#### WHAT YOU ARE ASKED TO DO
Extract word for word the lines of the listing from its start to the line holding "const v1Y = [4.92, 4.61, 3.83];", both ends kept; pictures are not part of the copy.

#### SOURCE DATA

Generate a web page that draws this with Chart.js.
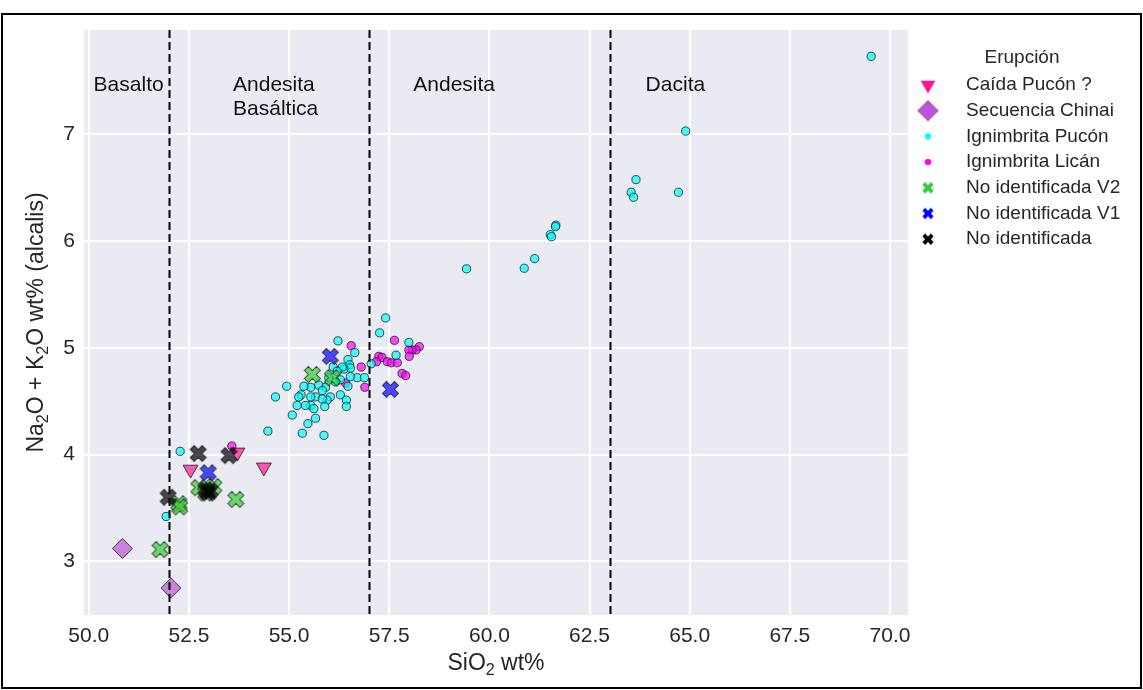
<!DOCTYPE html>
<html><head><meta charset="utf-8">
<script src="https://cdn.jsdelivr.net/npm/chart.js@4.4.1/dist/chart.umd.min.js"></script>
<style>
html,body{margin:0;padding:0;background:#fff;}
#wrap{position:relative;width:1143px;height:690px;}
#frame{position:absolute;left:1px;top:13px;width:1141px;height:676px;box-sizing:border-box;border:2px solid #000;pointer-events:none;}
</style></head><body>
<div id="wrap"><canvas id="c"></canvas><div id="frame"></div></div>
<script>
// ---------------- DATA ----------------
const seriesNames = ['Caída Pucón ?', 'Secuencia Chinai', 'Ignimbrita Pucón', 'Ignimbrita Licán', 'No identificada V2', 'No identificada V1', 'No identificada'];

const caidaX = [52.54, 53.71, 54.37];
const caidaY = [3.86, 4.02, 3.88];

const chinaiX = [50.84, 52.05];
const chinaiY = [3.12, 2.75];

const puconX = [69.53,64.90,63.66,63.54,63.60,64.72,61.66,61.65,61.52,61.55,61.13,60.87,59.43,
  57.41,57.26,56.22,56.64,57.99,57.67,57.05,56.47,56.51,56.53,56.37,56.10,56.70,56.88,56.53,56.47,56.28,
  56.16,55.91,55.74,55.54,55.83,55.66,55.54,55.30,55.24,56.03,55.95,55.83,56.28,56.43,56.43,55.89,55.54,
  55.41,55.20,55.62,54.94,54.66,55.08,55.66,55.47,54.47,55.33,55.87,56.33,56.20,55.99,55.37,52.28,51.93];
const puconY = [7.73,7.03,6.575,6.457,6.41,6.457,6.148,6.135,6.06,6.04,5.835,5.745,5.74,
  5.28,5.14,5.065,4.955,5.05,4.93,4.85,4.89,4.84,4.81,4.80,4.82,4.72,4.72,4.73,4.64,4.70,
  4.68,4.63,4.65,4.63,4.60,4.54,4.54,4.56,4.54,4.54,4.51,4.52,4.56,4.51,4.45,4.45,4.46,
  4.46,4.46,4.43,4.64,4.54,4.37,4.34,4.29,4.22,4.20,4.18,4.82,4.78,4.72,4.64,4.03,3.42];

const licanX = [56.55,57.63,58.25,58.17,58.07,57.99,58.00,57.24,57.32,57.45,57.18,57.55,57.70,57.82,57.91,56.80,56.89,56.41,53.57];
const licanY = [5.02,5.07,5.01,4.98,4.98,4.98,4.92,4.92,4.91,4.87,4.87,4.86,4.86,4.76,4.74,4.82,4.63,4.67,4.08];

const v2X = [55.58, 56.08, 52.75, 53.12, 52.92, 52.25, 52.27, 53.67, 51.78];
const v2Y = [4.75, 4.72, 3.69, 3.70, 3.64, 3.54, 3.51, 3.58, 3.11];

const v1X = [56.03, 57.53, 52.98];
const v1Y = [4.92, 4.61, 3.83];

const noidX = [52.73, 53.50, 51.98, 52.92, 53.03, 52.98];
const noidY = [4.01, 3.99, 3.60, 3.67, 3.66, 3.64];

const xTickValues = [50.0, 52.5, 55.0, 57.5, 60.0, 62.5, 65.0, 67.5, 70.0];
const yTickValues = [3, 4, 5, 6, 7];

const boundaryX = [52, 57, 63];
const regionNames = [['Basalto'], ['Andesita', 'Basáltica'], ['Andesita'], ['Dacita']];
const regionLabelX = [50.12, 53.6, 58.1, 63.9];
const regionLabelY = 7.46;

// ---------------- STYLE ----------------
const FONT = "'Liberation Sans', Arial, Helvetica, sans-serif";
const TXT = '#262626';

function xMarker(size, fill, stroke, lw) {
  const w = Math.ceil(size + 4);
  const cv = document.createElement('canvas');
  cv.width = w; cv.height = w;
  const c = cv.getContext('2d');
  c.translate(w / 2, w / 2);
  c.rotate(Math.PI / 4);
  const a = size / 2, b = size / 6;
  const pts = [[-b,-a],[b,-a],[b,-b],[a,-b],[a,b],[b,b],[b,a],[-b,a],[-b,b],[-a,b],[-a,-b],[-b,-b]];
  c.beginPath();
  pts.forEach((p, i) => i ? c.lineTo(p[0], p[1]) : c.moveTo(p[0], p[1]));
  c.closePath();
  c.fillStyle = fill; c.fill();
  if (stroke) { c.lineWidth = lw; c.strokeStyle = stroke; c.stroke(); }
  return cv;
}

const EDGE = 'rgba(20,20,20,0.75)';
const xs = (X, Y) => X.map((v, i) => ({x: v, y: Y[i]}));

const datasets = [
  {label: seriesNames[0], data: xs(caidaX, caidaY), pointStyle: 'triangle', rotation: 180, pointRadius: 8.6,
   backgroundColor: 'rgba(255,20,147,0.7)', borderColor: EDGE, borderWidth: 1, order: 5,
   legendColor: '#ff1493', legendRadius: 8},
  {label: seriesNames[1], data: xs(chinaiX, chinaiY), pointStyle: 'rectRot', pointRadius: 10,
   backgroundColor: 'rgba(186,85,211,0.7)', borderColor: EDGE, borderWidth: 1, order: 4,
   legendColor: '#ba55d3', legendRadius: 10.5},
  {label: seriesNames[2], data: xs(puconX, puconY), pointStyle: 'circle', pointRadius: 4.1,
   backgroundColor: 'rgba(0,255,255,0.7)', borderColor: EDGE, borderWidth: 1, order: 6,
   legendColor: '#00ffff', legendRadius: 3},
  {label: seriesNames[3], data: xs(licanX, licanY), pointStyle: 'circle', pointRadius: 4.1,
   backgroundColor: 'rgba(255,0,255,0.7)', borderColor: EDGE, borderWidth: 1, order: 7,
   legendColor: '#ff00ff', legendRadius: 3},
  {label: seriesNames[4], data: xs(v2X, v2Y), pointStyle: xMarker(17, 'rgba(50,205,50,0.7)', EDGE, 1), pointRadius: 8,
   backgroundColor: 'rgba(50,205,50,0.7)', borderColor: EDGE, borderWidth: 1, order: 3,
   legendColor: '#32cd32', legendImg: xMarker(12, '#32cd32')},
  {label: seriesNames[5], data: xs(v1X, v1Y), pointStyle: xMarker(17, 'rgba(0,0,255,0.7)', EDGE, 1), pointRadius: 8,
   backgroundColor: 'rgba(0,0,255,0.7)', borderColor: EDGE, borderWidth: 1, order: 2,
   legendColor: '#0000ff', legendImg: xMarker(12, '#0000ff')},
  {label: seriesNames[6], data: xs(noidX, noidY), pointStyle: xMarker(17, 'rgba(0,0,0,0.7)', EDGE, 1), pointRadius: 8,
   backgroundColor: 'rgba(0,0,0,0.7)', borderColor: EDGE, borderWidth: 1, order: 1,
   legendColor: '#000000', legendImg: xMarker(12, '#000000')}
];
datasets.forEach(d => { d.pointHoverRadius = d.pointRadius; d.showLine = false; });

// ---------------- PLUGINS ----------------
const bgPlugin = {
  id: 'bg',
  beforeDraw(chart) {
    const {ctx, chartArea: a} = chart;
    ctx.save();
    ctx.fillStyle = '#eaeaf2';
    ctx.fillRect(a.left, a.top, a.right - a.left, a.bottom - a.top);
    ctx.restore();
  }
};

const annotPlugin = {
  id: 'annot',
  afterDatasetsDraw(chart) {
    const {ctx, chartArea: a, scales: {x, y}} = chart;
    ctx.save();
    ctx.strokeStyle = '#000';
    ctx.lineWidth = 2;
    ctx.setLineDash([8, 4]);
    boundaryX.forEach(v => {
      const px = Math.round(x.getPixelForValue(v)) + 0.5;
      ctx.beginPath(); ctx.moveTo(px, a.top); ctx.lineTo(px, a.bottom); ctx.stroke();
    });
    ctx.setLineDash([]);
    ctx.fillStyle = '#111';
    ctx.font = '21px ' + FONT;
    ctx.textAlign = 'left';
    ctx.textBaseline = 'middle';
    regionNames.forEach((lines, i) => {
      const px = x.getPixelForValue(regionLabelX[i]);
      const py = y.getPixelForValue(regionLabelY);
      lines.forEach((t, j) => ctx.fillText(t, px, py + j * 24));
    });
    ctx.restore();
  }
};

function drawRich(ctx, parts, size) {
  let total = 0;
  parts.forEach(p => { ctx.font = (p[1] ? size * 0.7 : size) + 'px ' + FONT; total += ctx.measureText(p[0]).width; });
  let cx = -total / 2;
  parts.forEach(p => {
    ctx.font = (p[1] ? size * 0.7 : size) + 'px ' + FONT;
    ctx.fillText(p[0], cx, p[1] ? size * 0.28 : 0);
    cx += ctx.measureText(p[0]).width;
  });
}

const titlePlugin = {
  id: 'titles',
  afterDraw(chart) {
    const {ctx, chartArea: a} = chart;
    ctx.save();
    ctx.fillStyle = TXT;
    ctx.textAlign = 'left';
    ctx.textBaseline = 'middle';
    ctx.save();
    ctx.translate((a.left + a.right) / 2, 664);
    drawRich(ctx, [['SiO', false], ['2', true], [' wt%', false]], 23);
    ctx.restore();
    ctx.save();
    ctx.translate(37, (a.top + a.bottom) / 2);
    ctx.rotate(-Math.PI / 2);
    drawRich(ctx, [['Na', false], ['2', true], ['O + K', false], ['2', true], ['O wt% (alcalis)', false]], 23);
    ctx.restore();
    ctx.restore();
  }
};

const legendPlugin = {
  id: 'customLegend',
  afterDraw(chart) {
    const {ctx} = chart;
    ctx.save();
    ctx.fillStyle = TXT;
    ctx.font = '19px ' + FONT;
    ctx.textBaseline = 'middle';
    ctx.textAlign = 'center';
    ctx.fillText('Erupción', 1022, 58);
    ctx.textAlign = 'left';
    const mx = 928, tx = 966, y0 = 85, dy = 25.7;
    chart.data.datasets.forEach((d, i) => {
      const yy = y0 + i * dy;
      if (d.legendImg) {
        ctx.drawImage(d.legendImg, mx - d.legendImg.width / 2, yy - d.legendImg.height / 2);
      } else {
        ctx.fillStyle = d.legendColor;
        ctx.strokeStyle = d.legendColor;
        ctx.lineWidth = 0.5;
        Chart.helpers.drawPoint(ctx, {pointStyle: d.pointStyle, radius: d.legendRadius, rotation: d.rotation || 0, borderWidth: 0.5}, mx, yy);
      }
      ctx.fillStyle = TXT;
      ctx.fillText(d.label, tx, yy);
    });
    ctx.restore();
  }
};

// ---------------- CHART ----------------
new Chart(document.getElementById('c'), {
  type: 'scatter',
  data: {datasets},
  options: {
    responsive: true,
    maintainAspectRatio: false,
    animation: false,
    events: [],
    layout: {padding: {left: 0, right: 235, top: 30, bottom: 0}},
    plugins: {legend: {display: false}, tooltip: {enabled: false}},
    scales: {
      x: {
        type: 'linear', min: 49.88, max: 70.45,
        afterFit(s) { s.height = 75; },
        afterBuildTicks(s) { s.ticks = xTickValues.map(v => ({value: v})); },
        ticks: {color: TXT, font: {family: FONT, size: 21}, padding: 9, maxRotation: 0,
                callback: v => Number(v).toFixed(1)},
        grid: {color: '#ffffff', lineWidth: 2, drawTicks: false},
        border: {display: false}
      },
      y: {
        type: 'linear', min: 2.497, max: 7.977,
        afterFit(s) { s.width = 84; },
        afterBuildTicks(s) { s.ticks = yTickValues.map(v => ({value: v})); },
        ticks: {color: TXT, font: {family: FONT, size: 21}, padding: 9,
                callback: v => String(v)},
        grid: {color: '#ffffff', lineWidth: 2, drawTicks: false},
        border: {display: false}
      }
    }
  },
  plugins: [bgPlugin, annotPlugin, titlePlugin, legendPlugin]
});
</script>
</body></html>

#### COMPLETED TASK
Generate a web page that draws this with Chart.js.
<!DOCTYPE html>
<html><head><meta charset="utf-8">
<script src="https://cdn.jsdelivr.net/npm/chart.js@4.4.1/dist/chart.umd.min.js"></script>
<style>
html,body{margin:0;padding:0;background:#fff;}
#wrap{position:relative;width:1143px;height:690px;}
#frame{position:absolute;left:1px;top:13px;width:1141px;height:676px;box-sizing:border-box;border:2px solid #000;pointer-events:none;}
</style></head><body>
<div id="wrap"><canvas id="c"></canvas><div id="frame"></div></div>
<script>
// ---------------- DATA ----------------
const seriesNames = ['Caída Pucón ?', 'Secuencia Chinai', 'Ignimbrita Pucón', 'Ignimbrita Licán', 'No identificada V2', 'No identificada V1', 'No identificada'];

const caidaX = [52.54, 53.71, 54.37];
const caidaY = [3.86, 4.02, 3.88];

const chinaiX = [50.84, 52.05];
const chinaiY = [3.12, 2.75];

const puconX = [69.53,64.90,63.66,63.54,63.60,64.72,61.66,61.65,61.52,61.55,61.13,60.87,59.43,
  57.41,57.26,56.22,56.64,57.99,57.67,57.05,56.47,56.51,56.53,56.37,56.10,56.70,56.88,56.53,56.47,56.28,
  56.16,55.91,55.74,55.54,55.83,55.66,55.54,55.30,55.24,56.03,55.95,55.83,56.28,56.43,56.43,55.89,55.54,
  55.41,55.20,55.62,54.94,54.66,55.08,55.66,55.47,54.47,55.33,55.87,56.33,56.20,55.99,55.37,52.28,51.93];
const puconY = [7.73,7.03,6.575,6.457,6.41,6.457,6.148,6.135,6.06,6.04,5.835,5.745,5.74,
  5.28,5.14,5.065,4.955,5.05,4.93,4.85,4.89,4.84,4.81,4.80,4.82,4.72,4.72,4.73,4.64,4.70,
  4.68,4.63,4.65,4.63,4.60,4.54,4.54,4.56,4.54,4.54,4.51,4.52,4.56,4.51,4.45,4.45,4.46,
  4.46,4.46,4.43,4.64,4.54,4.37,4.34,4.29,4.22,4.20,4.18,4.82,4.78,4.72,4.64,4.03,3.42];

const licanX = [56.55,57.63,58.25,58.17,58.07,57.99,58.00,57.24,57.32,57.45,57.18,57.55,57.70,57.82,57.91,56.80,56.89,56.41,53.57];
const licanY = [5.02,5.07,5.01,4.98,4.98,4.98,4.92,4.92,4.91,4.87,4.87,4.86,4.86,4.76,4.74,4.82,4.63,4.67,4.08];

const v2X = [55.58, 56.08, 52.75, 53.12, 52.92, 52.25, 52.27, 53.67, 51.78];
const v2Y = [4.75, 4.72, 3.69, 3.70, 3.64, 3.54, 3.51, 3.58, 3.11];

const v1X = [56.03, 57.53, 52.98];
const v1Y = [4.92, 4.61, 3.83];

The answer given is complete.